In the Orlof process, as used in intaglio printing or in offset, the collecting cylinder is made of a woven fabric material coated with rubber. Examples of blanket material comprise e.g. polyurethane rubber (PUR rubber), acrylonitrile butadiene rubber (NBR); examples are given e.g. in U.S. Pat. No. 5,264,289 A, WO 2007/062271 A and JP 2011/173376-7 A.
In order to increase the lifetime of the blanket, the fabric material of the blanket is selected according the ink composition to be used. Nevertheless, some materials, e.g. acrylonitrile butadiene rubber (NBR), silicone rubber, show excellent resistance to both oxidatively drying inks and UV-curable inks and are thus used preferably (see e.g. U.S. Pat. No. 5,264,289 A).
Curing of oxidatively drying inks is typically a slow process which results in a higher tendency of the oxidative inks, as compared to UV-VIS-curable inks, to produce set-off. Furthermore, the relatively slow drying process of the oxidatively drying inks results also in slower printing process as compared to the UV-VIS-curing process.
Furthermore, thick transparent colourless indicia printed with oxidatively drying inks tend to turn yellow upon aging. Thus for the intaglio printing of transparent thick ink layers, UV-VIS-curable inks are preferred.
Due to their fast or almost immediate curing, intaglio printing with UV-VIS-curable inks allows reducing the time between printing and handling of the printed substrates, and increasing the number of stacked sheets per pile. The presence of volatile organic compounds can be avoided with intaglio UV-VIS-curable inks. UV-VIS-curable intaglio inks are also significantly more stable on the printing press than oxidatively drying inks.

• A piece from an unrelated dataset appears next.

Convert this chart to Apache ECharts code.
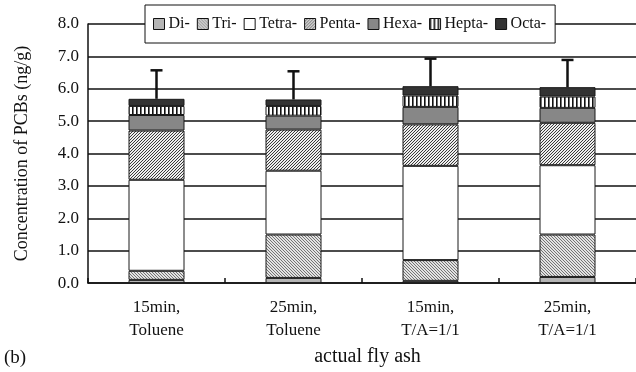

A shortcoming of the UV-VIS-curable intaglio inks is their significantly higher cost which contributes very much to their marginal market penetration.
Some attempts to combine the advantages of both technologies in one ink have been disclosed. For instance, WO 2011/046083 A1, JP 2009/227702 A and JP 2011/068748 A disclose an intaglio ink composition comprising a UV-VIS-curable composition, an oxidation-curable composition, a photoinitiator, an oxidation polymerization catalyst and a pigment. WO 2003/066759 A1 discloses a similar composition wherein the UV-VIS-curable component of the intaglio composition is water-soluble.
The high pressure applied during the intaglio printing process may also serve as a means for sealing the surface of a substrate, e.g. paper, even in the non-intaglio printed areas; thus intaglio printing contributes to preserve a document against soiling. EP 2 065 187 B1 KBA-NotaSys discloses a process using transparent or semi-transparent intaglio inks applied on at least 80% (the percentage is based on the total surface of one side of the security paper) of the surface of the security papers in order to prevent the soiling of the substrate. Thus EP 2 065 187 B1 discloses a process principally directed at varnishing the substrate than at printing a particular intaglio security feature. In EP 2 065 187 B1, no details concerning the composition of the used intaglio inks are given.
Sequential intaglio printing with an oxidatively drying ink and UV-VIS-curable ink has been disclosed e.g. in DE 4 444 034 A1; the disclosed method, however, is a two-step printing process which requires the modification of the commonly used intaglio printing equipment.
It would be highly desirable to create specific intaglio designs such as for instance, but not limited to, the juxtaposition of a highly pigmented ink layer and a thick transparent intaglio ink layer (as for instance for tactile blind/low-vision features) in one printing step on one intaglio cylinder, in an improved way.
None of the above prior art documents discloses the simultaneous use of oxidative-drying and of UV-VIS-curable intaglio inks on one cylinder to produce specific intaglio security features.